- **WHAT TO WORK ON**
Quote the whole listing word for word. Do not include the pictures.

- **DATA SECTION**
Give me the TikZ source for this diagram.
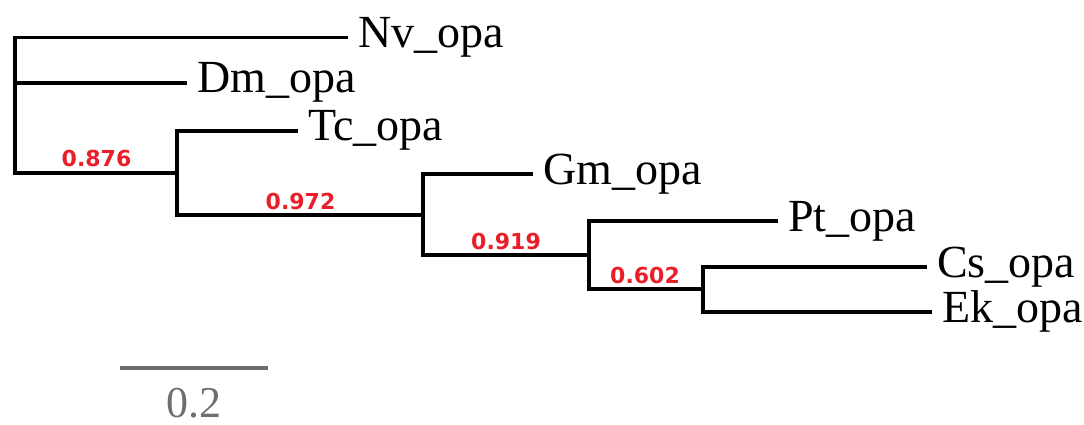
\documentclass[tikz,border=0pt]{standalone}
\usepackage{fontspec}
\setmainfont{Liberation Serif}
\newfontfamily\supfont{DejaVu Sans}
\definecolor{suppred}{RGB}{234,30,40}
\definecolor{scalegray}{RGB}{110,110,110}
\begin{document}
\begin{tikzpicture}[x=1pt,y=-1pt,
  branch/.style={line width=3.3pt, black, line cap=butt, line join=miter},
  leaf/.style={anchor=west, inner xsep=10pt, inner ysep=0pt, text height=30pt, text depth=10pt,
    font=\fontsize{46}{50}\selectfont},
  supp/.style={anchor=base, inner sep=0pt, text=suppred, font=\supfont\bfseries\fontsize{22}{24}\selectfont},
  scalebar/.style={line width=4pt, scalegray},
  scalelbl/.style={anchor=base, inner sep=0pt, text=scalegray, font=\fontsize{44}{48}\selectfont}]
\useasboundingbox (0,0) rectangle (1084,425);
% leaves
\node[leaf] (nv) at (348,37.5) {Nv\_opa};
\node[leaf] (dm) at (187,83) {Dm\_opa};
\node[leaf] (tc) at (298,131) {Tc\_opa};
\node[leaf] (gm) at (533,174) {Gm\_opa};
\node[leaf] (pt) at (778,221) {Pt\_opa};
\node[leaf] (cs) at (927,267) {Cs\_opa};
\node[leaf] (ek) at (932,312) {Ek\_opa};
% internal nodes
\coordinate (r) at (15,105);
\coordinate (i1) at (177,173);
\coordinate (i2) at (423,215);
\coordinate (i3) at (589,255);
\coordinate (i4) at (703,289);
% branches
\draw[branch] (r) |- (nv.west);
\draw[branch] (r) |- (dm.west);
\draw[branch] (r) |- (i1);
\draw[branch] (i1) |- (tc.west);
\draw[branch] (i1) |- (i2);
\draw[branch] (i2) |- (gm.west);
\draw[branch] (i2) |- (i3);
\draw[branch] (i3) |- (pt.west);
\draw[branch] (i3) |- (i4);
\draw[branch] (i4) |- (cs.west);
\draw[branch] (i4) |- (ek.west);
% support values
\node[supp] (s1) at (96.5,166) {0.876};
\node[supp] (s2) at (300.5,209) {0.972};
\node[supp] (s3) at (506,249) {0.919};
\node[supp] (s4) at (645,283) {0.602};
% scale bar
\coordinate (sb1) at (120,368);
\coordinate (sb2) at (268,368);
\draw[scalebar] (sb1) -- (sb2);
\node[scalelbl] (sbl) at (194,417) {0.2};
\end{tikzpicture}
\end{document}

- **EXERCISE RESPONSE**
Give me the TikZ source for this diagram.
\documentclass[tikz,border=0pt]{standalone}
\usepackage{fontspec}
\setmainfont{Liberation Serif}
\newfontfamily\supfont{DejaVu Sans}
\definecolor{suppred}{RGB}{234,30,40}
\definecolor{scalegray}{RGB}{110,110,110}
\begin{document}
\begin{tikzpicture}[x=1pt,y=-1pt,
  branch/.style={line width=3.3pt, black, line cap=butt, line join=miter},
  leaf/.style={anchor=west, inner xsep=10pt, inner ysep=0pt, text height=30pt, text depth=10pt,
    font=\fontsize{46}{50}\selectfont},
  supp/.style={anchor=base, inner sep=0pt, text=suppred, font=\supfont\bfseries\fontsize{22}{24}\selectfont},
  scalebar/.style={line width=4pt, scalegray},
  scalelbl/.style={anchor=base, inner sep=0pt, text=scalegray, font=\fontsize{44}{48}\selectfont}]
\useasboundingbox (0,0) rectangle (1084,425);
% leaves
\node[leaf] (nv) at (348,37.5) {Nv\_opa};
\node[leaf] (dm) at (187,83) {Dm\_opa};
\node[leaf] (tc) at (298,131) {Tc\_opa};
\node[leaf] (gm) at (533,174) {Gm\_opa};
\node[leaf] (pt) at (778,221) {Pt\_opa};
\node[leaf] (cs) at (927,267) {Cs\_opa};
\node[leaf] (ek) at (932,312) {Ek\_opa};
% internal nodes
\coordinate (r) at (15,105);
\coordinate (i1) at (177,173);
\coordinate (i2) at (423,215);
\coordinate (i3) at (589,255);
\coordinate (i4) at (703,289);
% branches
\draw[branch] (r) |- (nv.west);
\draw[branch] (r) |- (dm.west);
\draw[branch] (r) |- (i1);
\draw[branch] (i1) |- (tc.west);
\draw[branch] (i1) |- (i2);
\draw[branch] (i2) |- (gm.west);
\draw[branch] (i2) |- (i3);
\draw[branch] (i3) |- (pt.west);
\draw[branch] (i3) |- (i4);
\draw[branch] (i4) |- (cs.west);
\draw[branch] (i4) |- (ek.west);
% support values
\node[supp] (s1) at (96.5,166) {0.876};
\node[supp] (s2) at (300.5,209) {0.972};
\node[supp] (s3) at (506,249) {0.919};
\node[supp] (s4) at (645,283) {0.602};
% scale bar
\coordinate (sb1) at (120,368);
\coordinate (sb2) at (268,368);
\draw[scalebar] (sb1) -- (sb2);
\node[scalelbl] (sbl) at (194,417) {0.2};
\end{tikzpicture}
\end{document}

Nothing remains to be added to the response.